All of the member states, except Kuwait, tend to follow the US Federal Reserve when setting interest rates because of their dollar peg. This fuelled price-rises last year because of the need to match cuts in US interest rates at a time when inflationary pressures were increasing.
On December 30, the five Gulf Arab leaders confirmed an agreement to set up a single currency and agreed to establish a Monetary Council, a precursor to a central bank, by December 12, 2009. That timetable has since been postponed.
With inflation now easing as commodity prices fall, the urgency to stop pegging the currencies to the dollar has subsided. Saudi central bank Governor Mohammad al-Jasser said on March 25 that monetary stability was “essential” in the current environment and expressed confidence in the dollar peg that his country adopted in 1986.
Saudi inflation slowed to 6.9 per cent in February, a one- year low, as global commodity prices fell. Inflation in the UAE may ease to between 5 per cent and 8 per cent this year as the global credit crunch reduces commodity and real-estate prices, Minister of Economy, Sultan Bin Saeed al- Mansouri, said on March 9.
There won’t be a new timetable for monetary union until the countries establish a Monetary Council, said Nasser Al-Kaud, GCC deputy assistant general for economic affairs. “There is no definite timetable for that,” he said by phone from Riyadh.

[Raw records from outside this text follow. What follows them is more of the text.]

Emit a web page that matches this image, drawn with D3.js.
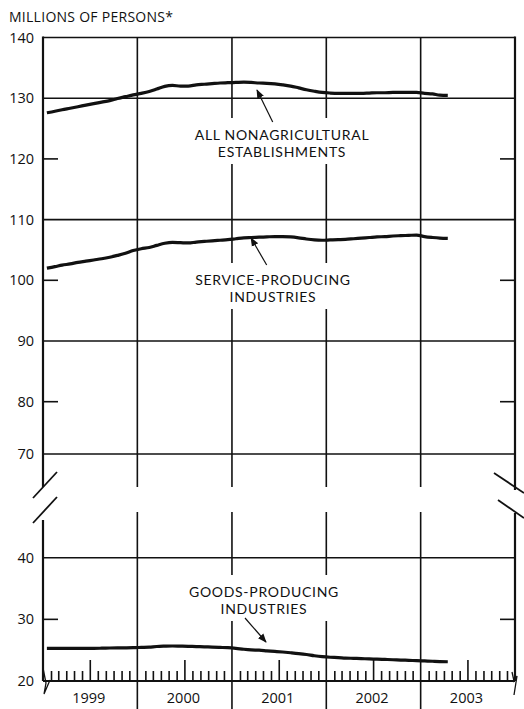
<!DOCTYPE html>
<html><head><meta charset="utf-8">
<script src="https://cdn.jsdelivr.net/npm/d3@7"></script>
<style>
body{margin:0;background:#fff}
svg text{font-family:'Open Sans',Lato,sans-serif;fill:#111}
</style>
</head><body><svg id="c" width="524" height="709"></svg>
<script>
// ---- data (monthly, Jan 1999 - Apr 2003), millions of persons ----
const nonag = [127.6,127.85,128.1,128.35,128.6,128.85,129.1,129.35,129.6,129.95,130.25,130.55,
  130.8,131.1,131.5,131.95,132.1,132.0,132.0,132.2,132.3,132.4,132.5,132.55,
  132.6,132.65,132.6,132.5,132.45,132.35,132.2,132.0,131.7,131.4,131.15,130.95,
  130.85,130.8,130.8,130.78,130.8,130.85,130.9,130.9,130.95,130.95,130.97,130.95,
  130.8,130.7,130.5,130.45];
const service = [102.0,102.25,102.5,102.7,102.95,103.15,103.35,103.55,103.8,104.1,104.45,104.9,
  105.2,105.4,105.75,106.1,106.25,106.2,106.15,106.3,106.4,106.5,106.6,106.7,
  106.85,107.0,107.05,107.1,107.15,107.2,107.2,107.15,107.0,106.8,106.65,106.6,
  106.65,106.7,106.75,106.85,106.95,107.05,107.15,107.2,107.3,107.35,107.4,107.45,
  107.2,107.05,106.95,106.9];
const goods = [25.3,25.3,25.3,25.3,25.3,25.3,25.3,25.32,25.35,25.37,25.38,25.4,
  25.45,25.5,25.6,25.65,25.68,25.65,25.62,25.58,25.55,25.5,25.45,25.4,
  25.3,25.15,25.05,25.0,24.9,24.8,24.7,24.58,24.45,24.3,24.1,23.95,
  23.85,23.8,23.72,23.68,23.64,23.58,23.55,23.5,23.45,23.4,23.35,23.3,
  23.25,23.2,23.15,23.12];
const years = [1999,2000,2001,2002,2003];
const upperTicks = [140,130,120,110,100,90,80,70];
const upperGrid = [130,110,90,70];
const upperShort = [120,100,80];
const lowerTicks = [40,30,20];
const lowerGrid = [40];
const lowerShort = [30];
const yTitle = "MILLIONS OF PERSONS*";
const labels = [
  {lines:["ALL NONAGRICULTURAL","ESTABLISHMENTS"], cx:282, y0:140},
  {lines:["SERVICE-PRODUCING","INDUSTRIES"], cx:273, y0:285},
  {lines:["GOODS-PRODUCING","INDUSTRIES"], cx:264, y0:597}
];

const svg = d3.select("#c");
const L = 43, R = 515;
const x = d3.scaleTime().domain([new Date(1999,0,1), new Date(2004,0,1)]).range([L, R]);
const yU = d3.scaleLinear().domain([70,80,140]).range([454,401.7,37.5]);
const yL = d3.scaleLinear().domain([20,40]).range([681,557.7]);
const upperBottom = 487, lowerTop = 512, lowerBottom = yL(20);
const dates = nonag.map((d,i)=>new Date(1999,i,16));

const g = svg.append("g");
const line = (x1,y1,x2,y2,w)=>g.append("line").attr("x1",x1).attr("y1",y1).attr("x2",x2).attr("y2",y2)
  .attr("stroke","#111").attr("stroke-width",w);

// title
svg.append("text").attr("x",9).attr("y",22).attr("font-size",14).attr("textLength",164).text(yTitle);

// horizontal grid (upper)
upperGrid.forEach(v=>line(L,yU(v),R,yU(v),1.6));
line(L,yU(140),R,yU(140),1.6);
upperShort.forEach(v=>{line(L,yU(v),L+15,yU(v),1.6);line(R-15,yU(v),R,yU(v),1.6);});
lowerGrid.forEach(v=>line(L,yL(v),R,yL(v),1.6));
lowerShort.forEach(v=>{line(L,yL(v),L+15,yL(v),1.6);line(R-15,yL(v),R,yL(v),1.6);});

// vertical year separators
years.slice(1).forEach(yr=>{
  const xx = x(new Date(yr,0,1));
  line(xx,yU(140),xx,upperBottom,1.6);
  line(xx,lowerTop,xx,709,1.6);
});

// axes frame
line(L,yU(140)-1,L,upperBottom,2.2);
line(L,520,L,lowerBottom,2.2);
line(R,yU(140)-1,R,490,2.2);
line(R,513,R,lowerBottom,2.2);
// break marks
line(33,498,57,472,1.8); line(33,523,57,497,1.8);
line(494,473,524,493,1.8); line(498,500,524,518,1.8);
g.append("path").attr("d","M43,668 L46,683 L44,694 L50,680").attr("fill","none").attr("stroke","#111").attr("stroke-width",1.3);
g.append("path").attr("d","M512,672 L514,681 L517,676 L514,695").attr("fill","none").attr("stroke","#111").attr("stroke-width",1.3);

// x axis with monthly ticks
const months = d3.timeMonth.range(new Date(1999,0,1), new Date(2004,0,1)).filter(d=>d.getMonth()!==0);
const xa = svg.append("g").attr("transform",`translate(0,${lowerBottom})`)
  .call(d3.axisTop(x).tickValues(months).tickSize(10).tickFormat(""));
xa.select(".domain").remove();
xa.selectAll(".tick line").attr("stroke","#111").attr("stroke-width",1.6)
  .attr("y2",d=>d.getMonth()===6?-21:-10);
line(L,lowerBottom,R,lowerBottom,2);
years.forEach(yr=>{
  svg.append("text").attr("x",x(new Date(yr,6,1))-1).attr("y",703).attr("text-anchor","middle")
    .attr("font-size",14.5).text(yr);
});

// y tick labels
const ya = svg.append("g").attr("transform",`translate(${L},0)`)
  .call(d3.axisLeft(yU).tickValues(upperTicks).tickSize(0).tickPadding(9).tickFormat(d3.format("d")));
const yb = svg.append("g").attr("transform",`translate(${L},0)`)
  .call(d3.axisLeft(yL).tickValues(lowerTicks).tickSize(0).tickPadding(9).tickFormat(d3.format("d")));
[ya,yb].forEach(a=>{a.select(".domain").remove();a.selectAll("text").attr("font-size",14.5).attr("fill","#111")
  .attr("font-family","'Open Sans',Lato,sans-serif");});

// labels with white backing
labels.forEach(lb=>{
  const t = svg.append("g");
  const nodes = lb.lines.map((s,i)=>t.append("text").attr("x",lb.cx).attr("y",lb.y0+i*17)
    .attr("text-anchor","middle").attr("font-size",14).attr("letter-spacing","0.7px")
    .style("font-family","Lato,'Open Sans',sans-serif").text(s));
  const bbs = nodes.map(n=>n.node().getBBox());
  const x0 = d3.min(bbs,b=>b.x), x1 = d3.max(bbs,b=>b.x+b.width);
  const y0 = d3.min(bbs,b=>b.y), y1 = d3.max(bbs,b=>b.y+b.height);
  t.insert("rect","text").attr("x",x0-4).attr("y",y0-8).attr("width",x1-x0+8).attr("height",y1-y0+12).attr("fill","#fff");
});

// data lines
const draw = (arr,ys)=>svg.append("path").datum(arr)
  .attr("d",d3.line().x((d,i)=>x(dates[i])).y(d=>ys(d)).curve(d3.curveMonotoneX))
  .attr("fill","none").attr("stroke","#111").attr("stroke-width",3.2).attr("stroke-linejoin","round");
draw(nonag,yU); draw(service,yU); draw(goods,yL);

// arrows
const defs = svg.append("defs");
defs.append("marker").attr("id","ah").attr("viewBox","0 0 10 10").attr("refX",9).attr("refY",5)
  .attr("markerWidth",9).attr("markerHeight",9).attr("markerUnits","userSpaceOnUse").attr("orient","auto")
  .append("path").attr("d","M0,1 L10,5 L0,9 Z").attr("fill","#111");
const arrows = [[272.7,122,257,90],[266.7,265,251,238],[245,618,266,642]];
arrows.forEach(a=>svg.append("line").attr("x1",a[0]).attr("y1",a[1]).attr("x2",a[2]).attr("y2",a[3])
  .attr("stroke","#111").attr("stroke-width",1.2).attr("marker-end","url(#ah)"));
</script></body></html>
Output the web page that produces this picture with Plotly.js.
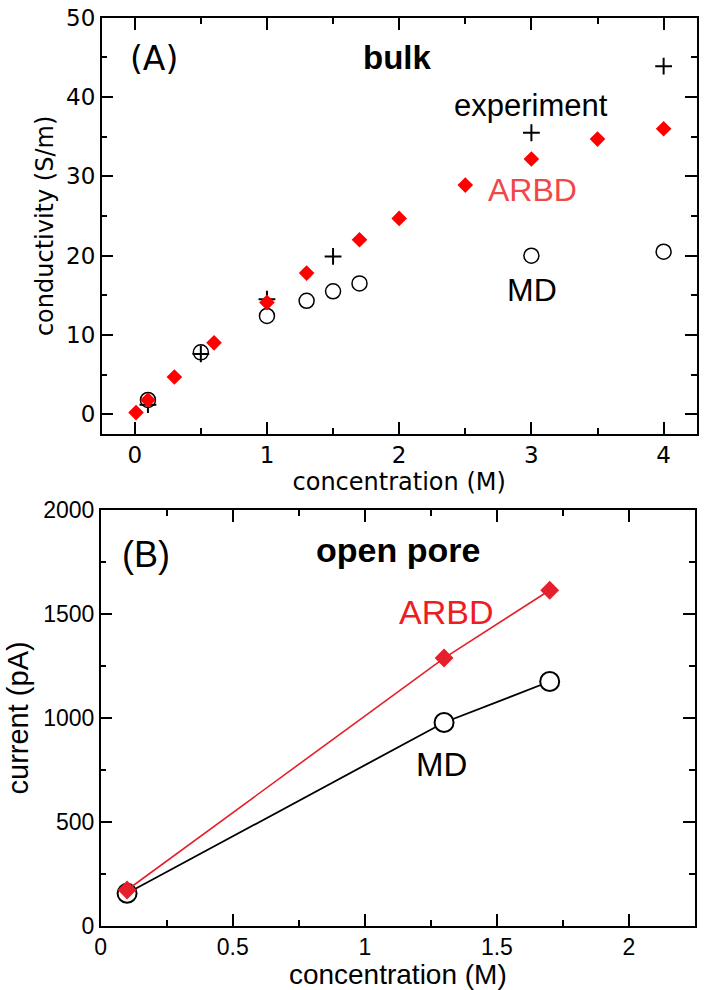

Al-Jasser cautioned on March 25 against attempts to rush into monetary union, saying member states needed more time to prepare. “It took the European Union 45 years” to put together a single currency, al-Jasser told a GCC banking conference in Manama, Bahrain.
Woertz said the “earliest possible date” for the introduction of the single currency is 2012, noting that the countries haven’t even been able to agree on where the central bank will be located.
The root cause for the delays is an absence of political will, John Sfakianakis, chief economist at Saudi British Bank, said in a interview on April 1. “The technical issues are not the ones creating the obstacles – it’s the politics,” he said.